If the lowest price is the only thing that guides you when choosing a milling cutter, you will perhaps soon cry over spilt milk. Two cheap cutters won’t replace a single good-quality one, so if you have a router and want to use it and be satisfied with your products, you’d better choose a renowned brand and pay a little extra for appropriate cutters.

To make cutters last long

To keep your cutters sharp for a long time, you should take proper care of them and store them well. Mechanical cleaning or blowing by a compressor is usually enough. For bearing cutters, treating the bearing from time to time is a good idea. Loosen it using a small Allen key and spray it with a suitable lubricant or let it indulge in an oil bath.

Where to put them?

The question is where to store a large quantity of cutters. You can keep a larger set in the box in which it came. But if you don’t have a box, or if you buy cutter piece by piece, you can do what David, my friend cabinet-maker does. Sometimes he calls himself the cabinet-maker and me just a maintenance worker, jokingly, but I don’t argue, it’s just teasing. He easily put the cutters that needed storing – quite a few bits in fact – in a desk drawer. All he needed was a few oak balks in which he drilled holes using a drill bit of a slightly larger diameter than the cutter shank. Now he has them precisely where they’re the most useful. He mostly stores cutters by profiles, or by use for individual orders, then just opens the drawer and reaches in.

What’s round is safe

Edges of a tabletop, a children’s toy, a bench backrest, or a playground construction – all of these are much more pleasant and safer with the edges rounded.

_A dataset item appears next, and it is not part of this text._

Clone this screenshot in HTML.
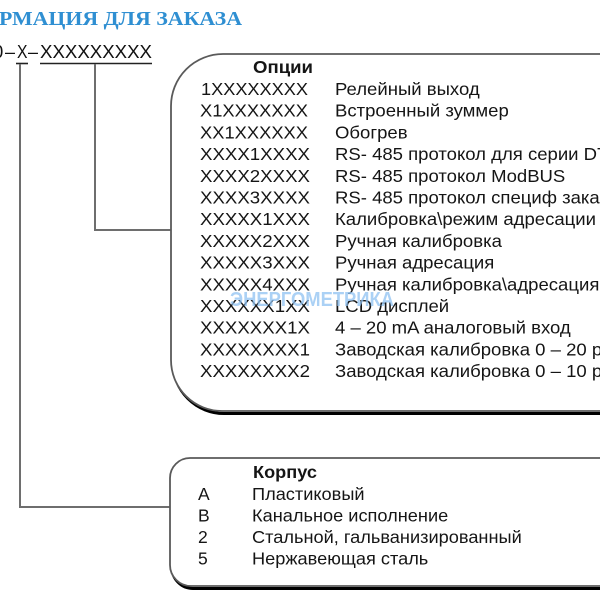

You can use a router to decorate the product while you are making it, or treat it once finished. Routers easily complete a decorative fence post, make grooves, round edges of cabinet doors or decorate panelled doors; instead of handles on storage crates or drawers, you can produce round holes with beautifully rounded edges.

Stairs with a router and a suitable bit – an easy and precise job

Using a router, you can make a simple, or even complex staircase; it’s all up to how skilful you are, and you may save quite a lot given the prices of stairs today.

In addition to the router and a correctly chosen cutter clamped in the machine, you just have to be friends with a spirit level and the divisions of distances between the treads.

You simple cut grooves for treads in the stringboards, either hidden or visible. If the tread is thicker than your grooving cutter, use a stop or a simple template of your own making to cut two grooves next to each other to achieve the required width. You can also make a rabbet on the tread so that it covers the mortise – groove – in the stringboard. Then just apply glue and tighten the stairs. If your staircase is larger, you can use a threaded rod in the top and bottom section, which you hide in a rabbet at the bottom of a tread. Again, you can produce that using a thin grooving cutter.

Upside-down router mounting table

Router tables are a very handy accessory for routers. The wider and more stable, the better.

The advantage of a table is that you move the stock instead of moving the machine. The stock usually sits flat on the bottom router table, in which the router is fastened. We will introduce one in the next episode of our series on routers and cutters from uni-max.

The router is fastened in the table and you no longer need to handle its weight or balance it on a thin slat when producing a moulding profile.

As for router tables, of course there are countless ″home-made” versions or single-purpose jigs that you can make yourself for a specific product or finishing, but a table specifically made for the job will probably serve you the best, and do it reliably and safely.